Tomorrow's expected vote in the House of Representatives on the climate bill would move the nation a step closer to a cap-and-trade system that would limit greenhouse gas emissions. But the bill's sponsors have made significant concessions to Agriculture Committee Chairman Colin Peterson (D–Minn.), who threatened to torpedo the legislation as it was written. President Obama is pressing for its passage, which would still have to work its way through the Senate in July to become law.
Environmentalists have walked a fine line between encouraging growth of the renewable energy sector and regulating it enough to ensure that it does not lead to increased greenhouse emissions as forests are cleared abroad for food production. Scientists believe that market forces and government incentives will cause domestic farmers to shift from food production to biofuels creating a demand for foreign agriculture to fill in the food gap. The technical term for this phenomenon is "indirect land-use change".
Taking into account indirect land-use change, the U.S. Environmental Protection Agency (EPA) estimates that corn-based ethanol will reduce greenhouse gas emissions by just 16 percent. That means it won't meet the threshold of 20 percent required to be classified as a renewable fuel and cannot receive the economic incentives the federal government promised to provide under a 2007 energy law. Biodiesel producers would also lose because they say that vegetable oils would not qualify under the restrictions, leaving only recycled restaurant grease and animal fats.
In sticking up for farm states, Peterson has now proposed an amendment to the legislation that would prevent such requirements from becoming part of renewable fuel or electricity standards for at least six years. At the end of a five-year period, the National Academy of Sciences will study the issue, and the EPA and the U.S. Department of Agriculture will decide whether indirect land-use changes can be accurately measured. In a statement yesterday, the American Coalition for Ethanol heralded the delay in ruling on biofuels, noting that the "agreement ensures that science, not politics, will determine whether the EPA can go forward with this highly controversial theory."

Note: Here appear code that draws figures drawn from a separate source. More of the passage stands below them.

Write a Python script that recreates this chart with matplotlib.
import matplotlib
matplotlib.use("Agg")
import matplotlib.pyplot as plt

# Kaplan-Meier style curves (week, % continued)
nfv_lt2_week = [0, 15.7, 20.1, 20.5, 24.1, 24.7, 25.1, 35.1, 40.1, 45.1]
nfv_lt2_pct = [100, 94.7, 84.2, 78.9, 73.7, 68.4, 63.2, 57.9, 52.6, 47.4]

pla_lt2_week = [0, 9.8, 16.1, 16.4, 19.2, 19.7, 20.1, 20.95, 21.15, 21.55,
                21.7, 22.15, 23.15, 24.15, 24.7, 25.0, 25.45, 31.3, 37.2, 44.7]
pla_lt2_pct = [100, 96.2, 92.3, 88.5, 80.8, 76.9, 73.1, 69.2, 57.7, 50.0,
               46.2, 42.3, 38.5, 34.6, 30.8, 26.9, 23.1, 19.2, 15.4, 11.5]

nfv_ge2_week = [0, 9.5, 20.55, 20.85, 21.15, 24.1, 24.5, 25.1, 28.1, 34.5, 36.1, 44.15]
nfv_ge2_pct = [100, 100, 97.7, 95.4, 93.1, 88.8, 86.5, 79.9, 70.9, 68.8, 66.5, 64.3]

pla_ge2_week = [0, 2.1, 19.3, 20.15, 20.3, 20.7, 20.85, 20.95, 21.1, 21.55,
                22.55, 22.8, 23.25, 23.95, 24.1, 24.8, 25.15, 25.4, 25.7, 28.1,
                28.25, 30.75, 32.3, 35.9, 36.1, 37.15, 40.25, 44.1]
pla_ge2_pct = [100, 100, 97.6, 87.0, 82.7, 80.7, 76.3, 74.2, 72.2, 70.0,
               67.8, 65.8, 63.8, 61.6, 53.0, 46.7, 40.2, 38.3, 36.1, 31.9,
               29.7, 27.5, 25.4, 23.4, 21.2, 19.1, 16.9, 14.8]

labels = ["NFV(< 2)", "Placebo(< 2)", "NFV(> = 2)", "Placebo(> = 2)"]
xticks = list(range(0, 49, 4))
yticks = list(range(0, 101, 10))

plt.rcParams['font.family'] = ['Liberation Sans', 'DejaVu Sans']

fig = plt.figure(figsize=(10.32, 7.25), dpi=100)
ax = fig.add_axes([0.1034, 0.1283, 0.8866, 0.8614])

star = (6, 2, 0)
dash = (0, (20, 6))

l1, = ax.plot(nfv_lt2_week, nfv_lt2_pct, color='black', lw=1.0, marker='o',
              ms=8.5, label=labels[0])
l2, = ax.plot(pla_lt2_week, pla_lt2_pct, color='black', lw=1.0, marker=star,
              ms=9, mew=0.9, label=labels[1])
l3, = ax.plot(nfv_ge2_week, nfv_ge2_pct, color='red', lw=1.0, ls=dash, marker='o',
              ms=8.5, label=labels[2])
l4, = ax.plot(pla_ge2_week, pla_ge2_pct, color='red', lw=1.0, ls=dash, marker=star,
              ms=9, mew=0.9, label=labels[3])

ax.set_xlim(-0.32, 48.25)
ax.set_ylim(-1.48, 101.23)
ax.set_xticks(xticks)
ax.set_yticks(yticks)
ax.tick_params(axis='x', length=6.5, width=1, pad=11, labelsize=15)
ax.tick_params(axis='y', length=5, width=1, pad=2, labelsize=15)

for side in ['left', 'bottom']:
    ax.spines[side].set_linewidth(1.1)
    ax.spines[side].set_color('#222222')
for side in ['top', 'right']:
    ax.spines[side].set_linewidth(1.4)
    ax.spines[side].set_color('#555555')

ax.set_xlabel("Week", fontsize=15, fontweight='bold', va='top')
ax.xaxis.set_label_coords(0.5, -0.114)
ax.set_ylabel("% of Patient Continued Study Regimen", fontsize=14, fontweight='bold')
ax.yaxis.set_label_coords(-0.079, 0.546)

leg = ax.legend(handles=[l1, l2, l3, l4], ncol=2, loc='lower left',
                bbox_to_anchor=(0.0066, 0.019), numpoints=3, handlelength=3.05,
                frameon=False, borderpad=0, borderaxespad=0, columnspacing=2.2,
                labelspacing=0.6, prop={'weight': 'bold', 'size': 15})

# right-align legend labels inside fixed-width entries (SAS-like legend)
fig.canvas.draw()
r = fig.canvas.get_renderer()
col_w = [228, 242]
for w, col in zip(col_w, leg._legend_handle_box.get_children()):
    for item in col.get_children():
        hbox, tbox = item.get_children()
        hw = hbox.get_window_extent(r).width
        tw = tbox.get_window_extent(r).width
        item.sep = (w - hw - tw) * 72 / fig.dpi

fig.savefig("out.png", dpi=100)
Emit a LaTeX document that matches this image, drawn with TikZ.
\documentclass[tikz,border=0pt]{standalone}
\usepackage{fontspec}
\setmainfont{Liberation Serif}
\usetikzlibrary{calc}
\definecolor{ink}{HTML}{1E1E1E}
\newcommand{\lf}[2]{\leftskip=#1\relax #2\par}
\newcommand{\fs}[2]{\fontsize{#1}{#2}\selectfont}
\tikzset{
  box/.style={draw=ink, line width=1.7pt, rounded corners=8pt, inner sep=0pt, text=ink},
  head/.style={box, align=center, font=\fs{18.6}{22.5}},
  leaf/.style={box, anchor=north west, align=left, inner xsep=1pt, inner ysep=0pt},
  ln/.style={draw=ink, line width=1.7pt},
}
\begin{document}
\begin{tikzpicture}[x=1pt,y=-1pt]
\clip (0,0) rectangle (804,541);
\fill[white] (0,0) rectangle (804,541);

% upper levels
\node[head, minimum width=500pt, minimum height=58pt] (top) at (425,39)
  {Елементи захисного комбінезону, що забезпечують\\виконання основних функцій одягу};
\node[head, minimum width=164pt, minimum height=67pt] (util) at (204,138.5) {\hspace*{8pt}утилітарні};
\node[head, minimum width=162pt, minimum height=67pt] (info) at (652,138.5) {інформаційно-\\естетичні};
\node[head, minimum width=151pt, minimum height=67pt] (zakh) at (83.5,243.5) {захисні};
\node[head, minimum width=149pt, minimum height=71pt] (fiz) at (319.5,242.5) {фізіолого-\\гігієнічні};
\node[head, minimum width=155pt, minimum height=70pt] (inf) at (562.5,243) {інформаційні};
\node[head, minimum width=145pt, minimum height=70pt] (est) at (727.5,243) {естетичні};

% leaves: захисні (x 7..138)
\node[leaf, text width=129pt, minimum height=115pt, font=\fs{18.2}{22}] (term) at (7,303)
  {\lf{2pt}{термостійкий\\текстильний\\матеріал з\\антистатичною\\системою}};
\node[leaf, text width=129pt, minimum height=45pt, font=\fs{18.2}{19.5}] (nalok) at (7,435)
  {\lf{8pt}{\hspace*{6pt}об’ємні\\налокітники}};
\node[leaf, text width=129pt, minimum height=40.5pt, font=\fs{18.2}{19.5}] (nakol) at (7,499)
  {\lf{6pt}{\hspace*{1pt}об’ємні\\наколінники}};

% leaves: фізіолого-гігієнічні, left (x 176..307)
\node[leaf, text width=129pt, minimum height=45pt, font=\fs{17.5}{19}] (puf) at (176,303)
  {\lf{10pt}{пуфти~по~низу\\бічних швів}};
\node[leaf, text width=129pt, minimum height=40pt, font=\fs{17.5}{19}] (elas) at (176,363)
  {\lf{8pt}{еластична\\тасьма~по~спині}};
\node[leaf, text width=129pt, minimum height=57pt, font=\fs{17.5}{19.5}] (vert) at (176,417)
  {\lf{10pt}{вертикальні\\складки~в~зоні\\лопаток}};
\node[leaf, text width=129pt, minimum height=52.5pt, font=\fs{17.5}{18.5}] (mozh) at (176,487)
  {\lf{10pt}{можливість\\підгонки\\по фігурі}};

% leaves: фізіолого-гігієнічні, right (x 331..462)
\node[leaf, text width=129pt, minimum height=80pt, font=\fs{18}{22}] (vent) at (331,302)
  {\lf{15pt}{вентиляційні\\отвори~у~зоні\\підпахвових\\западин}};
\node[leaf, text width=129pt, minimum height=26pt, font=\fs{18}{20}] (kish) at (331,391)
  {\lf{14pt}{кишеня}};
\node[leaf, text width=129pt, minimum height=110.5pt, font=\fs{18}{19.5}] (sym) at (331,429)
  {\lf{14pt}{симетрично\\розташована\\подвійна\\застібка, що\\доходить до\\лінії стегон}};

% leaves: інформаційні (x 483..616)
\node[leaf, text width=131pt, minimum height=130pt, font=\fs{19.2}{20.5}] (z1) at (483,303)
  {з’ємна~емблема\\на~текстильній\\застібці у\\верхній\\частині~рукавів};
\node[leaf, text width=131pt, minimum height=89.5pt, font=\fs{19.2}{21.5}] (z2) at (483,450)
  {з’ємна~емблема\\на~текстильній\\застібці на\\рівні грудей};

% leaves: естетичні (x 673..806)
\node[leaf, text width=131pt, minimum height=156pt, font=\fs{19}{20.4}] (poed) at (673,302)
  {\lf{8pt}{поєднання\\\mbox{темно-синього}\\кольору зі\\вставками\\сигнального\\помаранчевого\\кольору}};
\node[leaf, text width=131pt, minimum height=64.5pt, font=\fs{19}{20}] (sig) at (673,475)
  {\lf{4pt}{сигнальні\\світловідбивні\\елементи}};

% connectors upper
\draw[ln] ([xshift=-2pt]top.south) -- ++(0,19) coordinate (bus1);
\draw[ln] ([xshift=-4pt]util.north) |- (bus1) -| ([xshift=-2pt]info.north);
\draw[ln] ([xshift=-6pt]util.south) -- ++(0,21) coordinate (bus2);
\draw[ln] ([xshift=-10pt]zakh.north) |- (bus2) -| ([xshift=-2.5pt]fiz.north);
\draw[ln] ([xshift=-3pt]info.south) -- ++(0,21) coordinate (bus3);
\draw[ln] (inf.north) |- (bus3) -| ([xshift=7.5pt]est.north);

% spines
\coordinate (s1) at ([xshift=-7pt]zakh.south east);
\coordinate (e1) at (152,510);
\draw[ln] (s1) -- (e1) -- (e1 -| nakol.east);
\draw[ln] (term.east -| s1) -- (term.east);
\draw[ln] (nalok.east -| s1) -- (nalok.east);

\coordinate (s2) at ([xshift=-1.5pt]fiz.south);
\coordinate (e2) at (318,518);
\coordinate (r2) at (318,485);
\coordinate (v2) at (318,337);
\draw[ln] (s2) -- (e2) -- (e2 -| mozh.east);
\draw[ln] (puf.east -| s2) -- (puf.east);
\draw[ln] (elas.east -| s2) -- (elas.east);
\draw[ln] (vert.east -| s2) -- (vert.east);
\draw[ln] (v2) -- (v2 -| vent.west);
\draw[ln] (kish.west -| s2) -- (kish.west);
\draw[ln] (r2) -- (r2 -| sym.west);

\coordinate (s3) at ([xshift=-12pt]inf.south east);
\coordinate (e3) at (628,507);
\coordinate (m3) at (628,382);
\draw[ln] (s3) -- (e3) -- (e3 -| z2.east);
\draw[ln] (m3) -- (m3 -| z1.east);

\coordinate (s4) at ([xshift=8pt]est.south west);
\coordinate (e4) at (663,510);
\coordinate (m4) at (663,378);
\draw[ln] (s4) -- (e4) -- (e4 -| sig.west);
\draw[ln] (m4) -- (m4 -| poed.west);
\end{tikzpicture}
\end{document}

For many scientists, however, the question is not whether there are indirect impacts but rather how big they are. Environmentalists think it would be a mistake for the EPA to lower the bar for biofuels so soon. "We want the EPA to use the best science and economics to establish regulation," says Nathanael Greene of the National Resources Defense Council in New York City. "We recognize that the regulation is going to be imperfect so let's update it."
At the same time, there's rising sentiment that growing new crops to quench the thirst for biofuels is not the best strategy for reducing greenhouse emissions.
David Tilman, an ecologist at the University of Minnesota, who recently chaired a panel on alternative fuels for the National Research Council in Washington, D.C., says that the new standards should encourage the use of the half billion tons of biomass, such as forest slash, that is already available per annum. "We could have a policy that uses biomass sources with a minimal impact on indirect land use," he says.